**MATERIAL**
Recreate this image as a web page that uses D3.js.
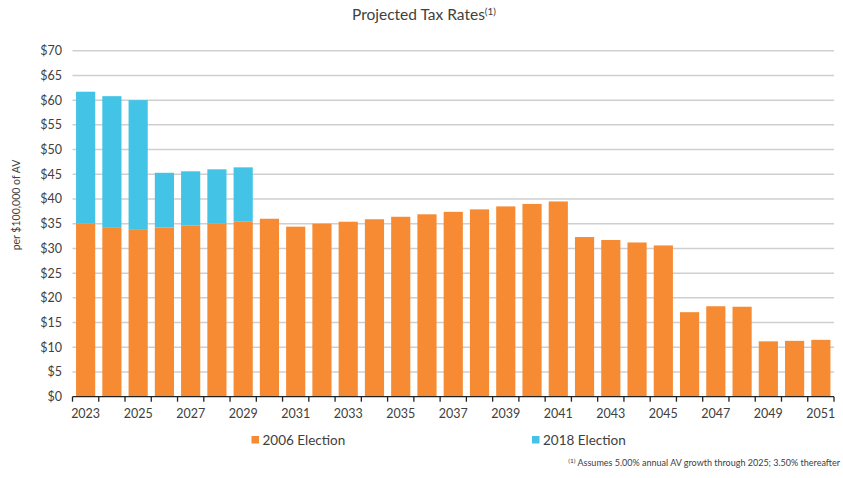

---

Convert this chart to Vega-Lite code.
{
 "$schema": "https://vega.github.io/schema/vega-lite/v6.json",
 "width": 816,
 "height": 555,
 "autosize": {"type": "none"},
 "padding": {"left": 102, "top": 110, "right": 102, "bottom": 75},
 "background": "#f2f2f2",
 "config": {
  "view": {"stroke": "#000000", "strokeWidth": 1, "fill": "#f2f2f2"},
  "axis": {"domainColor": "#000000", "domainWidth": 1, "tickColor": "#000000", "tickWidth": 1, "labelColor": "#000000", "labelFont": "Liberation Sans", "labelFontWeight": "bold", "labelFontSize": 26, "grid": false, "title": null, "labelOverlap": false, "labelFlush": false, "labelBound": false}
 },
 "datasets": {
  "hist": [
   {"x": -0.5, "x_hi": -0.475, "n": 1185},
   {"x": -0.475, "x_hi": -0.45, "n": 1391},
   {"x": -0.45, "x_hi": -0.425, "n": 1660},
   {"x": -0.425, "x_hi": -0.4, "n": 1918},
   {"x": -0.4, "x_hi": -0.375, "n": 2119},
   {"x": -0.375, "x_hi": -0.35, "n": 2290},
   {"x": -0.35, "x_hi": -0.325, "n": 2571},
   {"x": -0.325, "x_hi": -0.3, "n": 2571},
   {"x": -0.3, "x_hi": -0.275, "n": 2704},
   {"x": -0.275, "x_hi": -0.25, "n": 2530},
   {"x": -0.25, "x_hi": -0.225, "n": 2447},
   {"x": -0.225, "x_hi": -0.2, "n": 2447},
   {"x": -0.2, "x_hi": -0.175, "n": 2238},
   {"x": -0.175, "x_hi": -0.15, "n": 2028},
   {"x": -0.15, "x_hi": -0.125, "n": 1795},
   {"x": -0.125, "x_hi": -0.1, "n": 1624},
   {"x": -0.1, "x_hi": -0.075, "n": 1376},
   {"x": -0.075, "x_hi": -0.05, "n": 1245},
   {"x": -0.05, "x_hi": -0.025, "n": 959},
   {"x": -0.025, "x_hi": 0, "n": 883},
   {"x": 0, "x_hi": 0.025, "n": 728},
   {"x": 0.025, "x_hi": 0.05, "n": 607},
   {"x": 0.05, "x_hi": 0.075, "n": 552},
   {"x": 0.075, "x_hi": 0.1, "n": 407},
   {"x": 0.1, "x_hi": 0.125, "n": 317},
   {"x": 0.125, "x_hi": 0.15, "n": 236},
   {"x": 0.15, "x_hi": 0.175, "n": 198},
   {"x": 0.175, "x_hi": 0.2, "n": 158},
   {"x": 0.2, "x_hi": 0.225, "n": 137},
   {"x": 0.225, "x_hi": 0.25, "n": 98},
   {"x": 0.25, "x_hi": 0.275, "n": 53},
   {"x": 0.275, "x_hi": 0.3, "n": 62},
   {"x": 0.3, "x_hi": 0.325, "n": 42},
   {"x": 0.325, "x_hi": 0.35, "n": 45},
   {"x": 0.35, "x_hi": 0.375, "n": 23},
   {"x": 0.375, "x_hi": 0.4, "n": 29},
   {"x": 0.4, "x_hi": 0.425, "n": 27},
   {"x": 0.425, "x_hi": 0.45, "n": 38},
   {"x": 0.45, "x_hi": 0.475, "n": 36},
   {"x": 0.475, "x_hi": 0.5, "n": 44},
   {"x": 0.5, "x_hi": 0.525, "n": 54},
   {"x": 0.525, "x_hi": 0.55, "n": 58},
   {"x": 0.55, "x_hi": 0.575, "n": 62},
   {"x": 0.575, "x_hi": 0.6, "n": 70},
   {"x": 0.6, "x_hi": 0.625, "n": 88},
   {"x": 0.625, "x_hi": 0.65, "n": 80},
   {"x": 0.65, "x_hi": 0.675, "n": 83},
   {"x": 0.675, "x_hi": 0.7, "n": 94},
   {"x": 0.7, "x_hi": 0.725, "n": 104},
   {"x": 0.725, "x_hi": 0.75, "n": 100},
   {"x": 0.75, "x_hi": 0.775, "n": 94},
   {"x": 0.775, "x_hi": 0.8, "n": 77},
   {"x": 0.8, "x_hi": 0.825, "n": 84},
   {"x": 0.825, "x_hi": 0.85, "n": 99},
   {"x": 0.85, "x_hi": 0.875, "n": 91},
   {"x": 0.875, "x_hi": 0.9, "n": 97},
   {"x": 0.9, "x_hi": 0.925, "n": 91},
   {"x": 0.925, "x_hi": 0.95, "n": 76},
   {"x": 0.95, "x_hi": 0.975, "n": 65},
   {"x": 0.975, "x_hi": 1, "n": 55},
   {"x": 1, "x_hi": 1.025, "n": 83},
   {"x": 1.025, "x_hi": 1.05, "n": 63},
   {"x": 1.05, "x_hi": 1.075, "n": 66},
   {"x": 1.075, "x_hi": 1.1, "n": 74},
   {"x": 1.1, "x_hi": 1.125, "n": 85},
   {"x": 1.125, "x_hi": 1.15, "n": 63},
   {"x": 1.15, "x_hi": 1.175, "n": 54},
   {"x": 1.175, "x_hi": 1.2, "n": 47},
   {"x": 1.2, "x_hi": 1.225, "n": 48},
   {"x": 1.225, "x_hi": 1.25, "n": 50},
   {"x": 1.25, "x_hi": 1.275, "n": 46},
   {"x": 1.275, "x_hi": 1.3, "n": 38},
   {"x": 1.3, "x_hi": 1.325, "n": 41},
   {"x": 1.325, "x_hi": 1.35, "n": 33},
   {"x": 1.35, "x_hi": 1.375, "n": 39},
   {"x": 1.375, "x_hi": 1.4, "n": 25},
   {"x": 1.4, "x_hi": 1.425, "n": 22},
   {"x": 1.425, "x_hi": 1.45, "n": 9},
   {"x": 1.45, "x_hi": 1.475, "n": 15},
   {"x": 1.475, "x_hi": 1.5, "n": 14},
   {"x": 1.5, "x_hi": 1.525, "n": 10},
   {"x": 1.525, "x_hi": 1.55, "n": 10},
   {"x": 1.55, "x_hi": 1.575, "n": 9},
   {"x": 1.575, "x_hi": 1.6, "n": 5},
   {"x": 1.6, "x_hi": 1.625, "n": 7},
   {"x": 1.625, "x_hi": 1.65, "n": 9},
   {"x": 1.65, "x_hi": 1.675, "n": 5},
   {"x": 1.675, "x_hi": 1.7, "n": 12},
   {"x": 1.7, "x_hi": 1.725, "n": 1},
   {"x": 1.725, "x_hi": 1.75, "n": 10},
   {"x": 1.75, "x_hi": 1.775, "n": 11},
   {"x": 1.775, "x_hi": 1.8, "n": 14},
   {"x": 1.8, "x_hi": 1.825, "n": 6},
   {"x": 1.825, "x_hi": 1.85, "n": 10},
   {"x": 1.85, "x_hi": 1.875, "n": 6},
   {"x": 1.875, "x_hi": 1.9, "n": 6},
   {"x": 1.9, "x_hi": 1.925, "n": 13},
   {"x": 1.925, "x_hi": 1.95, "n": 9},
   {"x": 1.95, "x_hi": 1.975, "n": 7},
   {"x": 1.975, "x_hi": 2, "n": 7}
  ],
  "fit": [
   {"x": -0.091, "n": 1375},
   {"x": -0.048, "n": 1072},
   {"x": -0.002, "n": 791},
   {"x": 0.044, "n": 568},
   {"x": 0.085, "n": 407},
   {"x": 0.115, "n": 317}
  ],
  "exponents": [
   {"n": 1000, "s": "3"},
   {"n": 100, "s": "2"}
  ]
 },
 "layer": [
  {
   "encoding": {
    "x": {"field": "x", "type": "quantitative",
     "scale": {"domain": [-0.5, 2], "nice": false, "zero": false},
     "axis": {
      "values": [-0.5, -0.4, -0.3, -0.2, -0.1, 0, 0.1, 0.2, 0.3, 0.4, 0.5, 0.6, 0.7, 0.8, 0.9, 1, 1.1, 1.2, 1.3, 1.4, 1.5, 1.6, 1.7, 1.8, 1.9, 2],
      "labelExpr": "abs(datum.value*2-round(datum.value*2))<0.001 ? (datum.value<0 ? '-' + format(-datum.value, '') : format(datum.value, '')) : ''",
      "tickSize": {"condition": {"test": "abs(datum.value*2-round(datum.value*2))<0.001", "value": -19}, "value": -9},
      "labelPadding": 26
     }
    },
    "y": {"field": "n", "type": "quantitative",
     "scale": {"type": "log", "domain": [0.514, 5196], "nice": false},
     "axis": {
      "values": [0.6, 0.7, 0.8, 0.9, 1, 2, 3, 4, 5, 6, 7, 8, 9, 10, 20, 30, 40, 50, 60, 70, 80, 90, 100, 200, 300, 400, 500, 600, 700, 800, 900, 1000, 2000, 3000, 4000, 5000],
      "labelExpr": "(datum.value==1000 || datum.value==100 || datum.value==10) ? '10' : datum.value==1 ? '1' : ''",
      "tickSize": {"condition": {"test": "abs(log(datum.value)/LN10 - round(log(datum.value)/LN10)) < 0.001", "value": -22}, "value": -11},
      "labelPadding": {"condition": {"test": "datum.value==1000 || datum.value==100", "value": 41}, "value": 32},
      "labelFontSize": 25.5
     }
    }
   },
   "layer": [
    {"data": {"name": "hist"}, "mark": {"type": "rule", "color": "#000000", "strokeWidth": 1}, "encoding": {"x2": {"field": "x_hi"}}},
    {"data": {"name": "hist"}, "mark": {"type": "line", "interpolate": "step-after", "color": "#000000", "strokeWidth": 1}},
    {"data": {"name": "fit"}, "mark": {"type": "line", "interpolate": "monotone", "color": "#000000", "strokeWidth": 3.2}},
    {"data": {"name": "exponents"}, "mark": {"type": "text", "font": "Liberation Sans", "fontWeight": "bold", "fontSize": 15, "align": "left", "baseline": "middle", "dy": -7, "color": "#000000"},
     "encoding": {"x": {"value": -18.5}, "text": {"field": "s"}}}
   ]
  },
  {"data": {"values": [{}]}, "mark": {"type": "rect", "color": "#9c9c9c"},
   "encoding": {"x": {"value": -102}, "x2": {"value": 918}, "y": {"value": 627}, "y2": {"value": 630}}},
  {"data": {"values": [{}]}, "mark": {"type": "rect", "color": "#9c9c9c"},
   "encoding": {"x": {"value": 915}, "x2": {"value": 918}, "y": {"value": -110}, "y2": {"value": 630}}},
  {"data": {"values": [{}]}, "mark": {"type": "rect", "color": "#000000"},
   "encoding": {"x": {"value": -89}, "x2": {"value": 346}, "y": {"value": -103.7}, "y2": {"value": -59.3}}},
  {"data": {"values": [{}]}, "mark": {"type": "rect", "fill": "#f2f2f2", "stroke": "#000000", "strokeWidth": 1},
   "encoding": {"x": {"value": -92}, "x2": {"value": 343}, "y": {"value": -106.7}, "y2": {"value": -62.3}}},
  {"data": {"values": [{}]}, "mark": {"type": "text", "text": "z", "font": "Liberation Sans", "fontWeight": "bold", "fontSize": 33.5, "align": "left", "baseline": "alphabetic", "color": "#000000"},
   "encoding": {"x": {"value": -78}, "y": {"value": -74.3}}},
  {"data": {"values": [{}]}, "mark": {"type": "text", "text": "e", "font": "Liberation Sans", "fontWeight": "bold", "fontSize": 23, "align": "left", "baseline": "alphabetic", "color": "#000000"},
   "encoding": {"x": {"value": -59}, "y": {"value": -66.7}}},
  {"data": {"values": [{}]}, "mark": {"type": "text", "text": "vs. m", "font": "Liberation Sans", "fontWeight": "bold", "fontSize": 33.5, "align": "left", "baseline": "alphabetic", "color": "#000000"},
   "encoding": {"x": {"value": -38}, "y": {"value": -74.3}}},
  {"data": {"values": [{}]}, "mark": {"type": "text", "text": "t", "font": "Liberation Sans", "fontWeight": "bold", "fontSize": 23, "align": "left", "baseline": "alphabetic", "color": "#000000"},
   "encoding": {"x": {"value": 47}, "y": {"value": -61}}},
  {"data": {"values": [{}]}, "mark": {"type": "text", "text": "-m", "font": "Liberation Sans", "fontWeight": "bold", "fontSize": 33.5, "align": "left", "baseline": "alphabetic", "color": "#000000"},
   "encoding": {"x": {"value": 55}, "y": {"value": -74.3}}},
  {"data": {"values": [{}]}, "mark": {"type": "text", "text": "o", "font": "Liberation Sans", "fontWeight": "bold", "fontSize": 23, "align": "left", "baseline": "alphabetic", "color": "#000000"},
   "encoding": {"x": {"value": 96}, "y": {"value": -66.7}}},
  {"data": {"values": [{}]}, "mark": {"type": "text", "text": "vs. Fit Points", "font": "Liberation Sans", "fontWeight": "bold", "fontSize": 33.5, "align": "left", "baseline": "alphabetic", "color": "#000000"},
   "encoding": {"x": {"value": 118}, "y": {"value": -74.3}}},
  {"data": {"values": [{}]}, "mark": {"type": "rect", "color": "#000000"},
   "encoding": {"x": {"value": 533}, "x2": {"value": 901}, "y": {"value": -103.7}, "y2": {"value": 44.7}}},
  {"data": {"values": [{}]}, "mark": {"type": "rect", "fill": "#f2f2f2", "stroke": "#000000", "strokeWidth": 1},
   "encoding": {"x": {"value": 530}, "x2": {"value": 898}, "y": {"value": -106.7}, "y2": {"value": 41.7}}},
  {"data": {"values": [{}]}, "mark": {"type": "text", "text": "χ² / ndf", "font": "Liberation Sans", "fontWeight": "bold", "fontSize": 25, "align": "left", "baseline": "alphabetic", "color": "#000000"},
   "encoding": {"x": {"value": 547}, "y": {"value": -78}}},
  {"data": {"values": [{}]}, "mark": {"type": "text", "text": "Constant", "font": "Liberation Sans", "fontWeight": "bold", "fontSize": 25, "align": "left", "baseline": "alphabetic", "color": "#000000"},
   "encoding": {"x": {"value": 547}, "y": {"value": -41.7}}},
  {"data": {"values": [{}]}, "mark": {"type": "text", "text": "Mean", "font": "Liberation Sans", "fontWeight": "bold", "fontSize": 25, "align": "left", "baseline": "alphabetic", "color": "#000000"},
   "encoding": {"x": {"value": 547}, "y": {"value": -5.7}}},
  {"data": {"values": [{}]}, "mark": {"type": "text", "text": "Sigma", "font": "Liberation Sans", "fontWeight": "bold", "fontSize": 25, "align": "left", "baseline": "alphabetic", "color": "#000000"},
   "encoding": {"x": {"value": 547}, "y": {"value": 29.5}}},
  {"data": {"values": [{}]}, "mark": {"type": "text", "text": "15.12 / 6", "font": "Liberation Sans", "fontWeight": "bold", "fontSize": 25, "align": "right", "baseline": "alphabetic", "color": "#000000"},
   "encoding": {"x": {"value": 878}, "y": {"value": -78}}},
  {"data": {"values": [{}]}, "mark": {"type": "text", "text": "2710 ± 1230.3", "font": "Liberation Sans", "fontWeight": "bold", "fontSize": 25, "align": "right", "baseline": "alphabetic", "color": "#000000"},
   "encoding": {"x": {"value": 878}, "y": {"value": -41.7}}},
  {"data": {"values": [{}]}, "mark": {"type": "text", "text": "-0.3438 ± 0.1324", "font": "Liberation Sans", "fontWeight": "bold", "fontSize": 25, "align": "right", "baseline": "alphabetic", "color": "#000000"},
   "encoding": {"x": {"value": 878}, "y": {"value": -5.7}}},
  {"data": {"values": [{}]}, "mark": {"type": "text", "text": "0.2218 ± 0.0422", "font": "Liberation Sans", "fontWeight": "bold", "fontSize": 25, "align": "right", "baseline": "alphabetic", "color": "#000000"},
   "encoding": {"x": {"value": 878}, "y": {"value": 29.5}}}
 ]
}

**GOAL**
Within the listing above, find every line containing the string "this" and return it.

**TASK RESPONSE**
Recreate this image as a web page that uses D3.js.
Convert this chart to Vega-Lite code.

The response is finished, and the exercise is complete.